Minister of Energy, Jeff Radebe, purportedly granted a welcome deviation from South Africa’s existing power generation licensing regulations that should see a relaxation of the process, encouraging additional power supply into the local grid.
The change comes amidst growing concern over an already-strained national power supply and its ability to tolerate the increased winter load.
The Minister is reported to have approved a deviation from the existing Integrated Resource Plan 2010-2013 (IRP 2010-2030) for licensing of operation for generation facilities ranging above 1MW to 10MW to enable applicants for a generation licence to meet the requirements of section 10(2)(g) of the Electricity Regulation Act (No 4 of 2006) (the Act).

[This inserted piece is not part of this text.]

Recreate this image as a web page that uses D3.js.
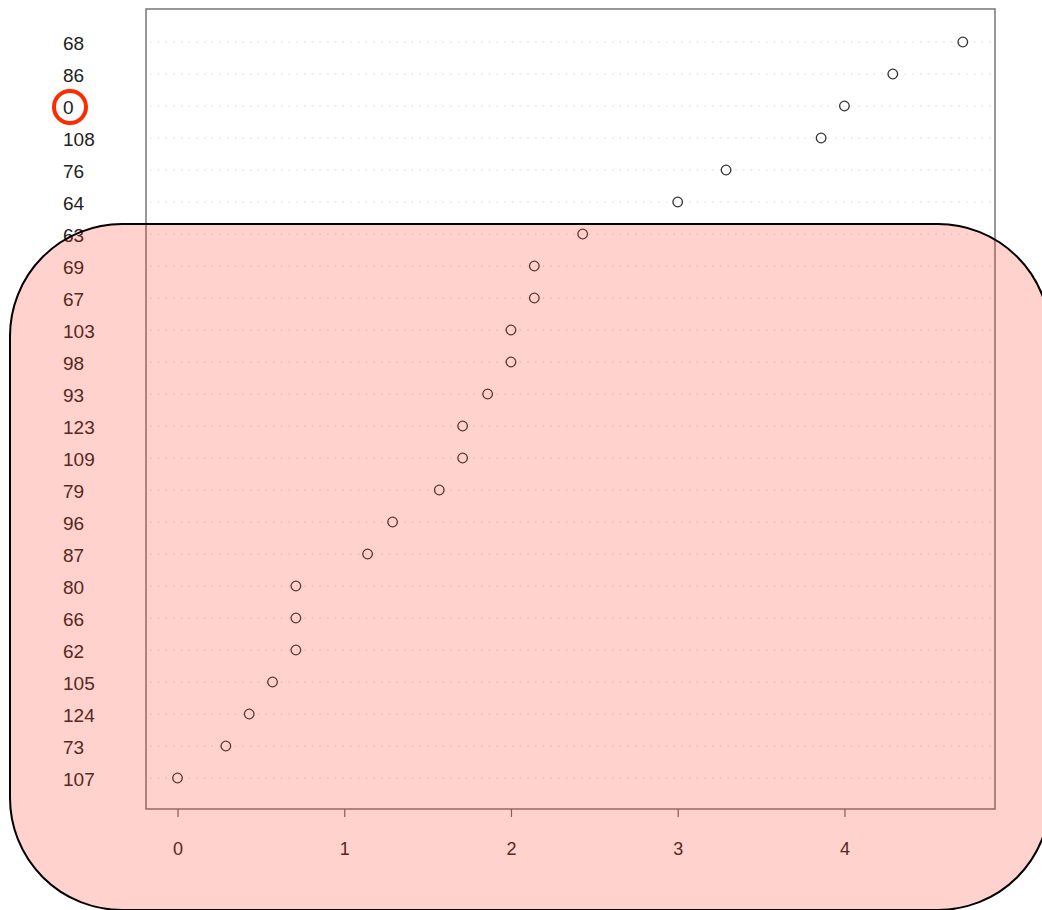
<!DOCTYPE html>
<html><head><meta charset="utf-8">
<script src="https://cdn.jsdelivr.net/npm/d3@7"></script>
<style>body{margin:0;background:#fff}svg{display:block}</style>
</head><body>
<script>
const labels = ["68","86","0","108","76","64","63","69","67","103","98","93","123","109","79","96","87","80","66","62","105","124","73","107"];
const values = [4.71,4.29,4.0,3.86,3.29,3.0,2.43,2.14,2.14,2.0,2.0,1.86,1.71,1.71,1.57,1.29,1.14,0.71,0.71,0.71,0.57,0.43,0.29,0.0];
const xTicks = [0,1,2,3,4];
const highlightLabel = "0";

const W = 1042, H = 910;
const svg = d3.select("body").append("svg").attr("width", W).attr("height", H);
const box = {l:146, r:995, t:9, b:809};
const x = d3.scaleLinear().domain([-0.189, 4.903]).range([box.l, box.r]);
const n = labels.length;
const y = d3.scaleLinear().domain([0, n-1]).range([42, 778]);
const font = "'Liberation Sans', Arial, Helvetica, sans-serif";

// grid dotted lines
svg.append("g").selectAll("line").data(labels).join("line")
  .attr("x1", box.l+4).attr("x2", box.r)
  .attr("y1", (d,i)=>y(i)).attr("y2", (d,i)=>y(i))
  .attr("stroke", "#d6d6d6").attr("stroke-width", 1.2).attr("stroke-dasharray", "1.5,6.2");

// box
svg.append("rect").attr("x", box.l).attr("y", box.t).attr("width", box.r-box.l).attr("height", box.b-box.t)
  .attr("fill","none").attr("stroke","#777").attr("stroke-width",1.5);

// x axis
const xAxis = d3.axisBottom(x).tickValues(xTicks).tickSize(8).tickPadding(25).tickFormat(d3.format("d"));
const ax = svg.append("g").attr("transform", `translate(0,${box.b})`).call(xAxis);
ax.select(".domain").remove();
ax.attr("font-size", null).attr("font-family", null);
ax.selectAll("line").attr("stroke","#666").attr("stroke-width",1.2);
ax.selectAll("text").style("font-family", font).style("font-size", "18px").attr("fill","#222");

// y labels
svg.append("g").selectAll("text").data(labels).join("text")
  .attr("x", 63).attr("y", (d,i)=>y(i)).attr("dy","0.4em")
  .style("font-family", font).style("font-size", "19px").attr("fill","#222")
  .text(d=>d);

// points
svg.append("g").selectAll("circle").data(values).join("circle")
  .attr("cx", d=>x(d)).attr("cy", (d,i)=>y(i)).attr("r", 4.8)
  .attr("fill","none").attr("stroke","#333").attr("stroke-width",1.3);

// highlight circle
const hi = labels.indexOf(highlightLabel);
svg.append("circle").attr("cx", 70).attr("cy", y(hi)+1).attr("r", 16)
  .attr("fill","none").attr("stroke","#ff2a00").attr("stroke-width",4);

// overlay rounded rect
svg.append("rect").attr("x",10).attr("y",224).attr("width",1040).attr("height",686).attr("rx",112).attr("ry",112)
  .attr("fill","rgb(255,60,40)").attr("fill-opacity",0.23).attr("stroke","#000").attr("stroke-width",2);
</script>
</body></html>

This is a welcome development for the local energy market and will remove a significant legal hurdle that is currently being faced by the National Energy Regulator (NERSA) when processing generation licence applications.
Difficulties & delays
A significant number of projects have stalled in the development phase as a result of difficulties and delays associated with obtaining a generation licence. The main obstacle has been the inability to satisfy the requirements of section 10(2)(g) of the Act which requires an applicant to either comply with the IRP, or to obtain approval from the Minister of Energy to deviate from it.
Given that the now-outdated IRP does not necessarily allocate MWs for such generation facilities, applicants have to approach the Minister for approval and NERSA has been unable to proceed without such approval(s). The Minister, in turn, was faced with the impossible task of determining which projects to approve whilst in the process of updating the IRP, leading the then Minister to issue a moratorium on the grant of any deviation approvals for an extended period of time.
In the event that there is an all-encompassing ministerial approval from a deviation to comply with the IRP for generation facilities ranging between 1MW and 10MW as proposed by the Minister, NERSA will be able to proceed with considering and processing licence applications for those projects that meet the remainder of the requirements in the Act, without having to wait for the approval of the Minister.
A positive step
This announcement goes a long way to addressing the frustrations experienced in the market as a result of the delay to the issue of the final updated IRP and will certainly facilitate the current growth of the private energy sector. This should result in a number of projects that are currently delayed being able to move forward.
It will be interesting to see how the Minister reconciles the number of MWs to be installed under licences granted pursuant to this ministerial approval, with the MW allocation made available for generation facilities with an installed capacity of between 1MW and 10MW in the updated IRP, once finalised.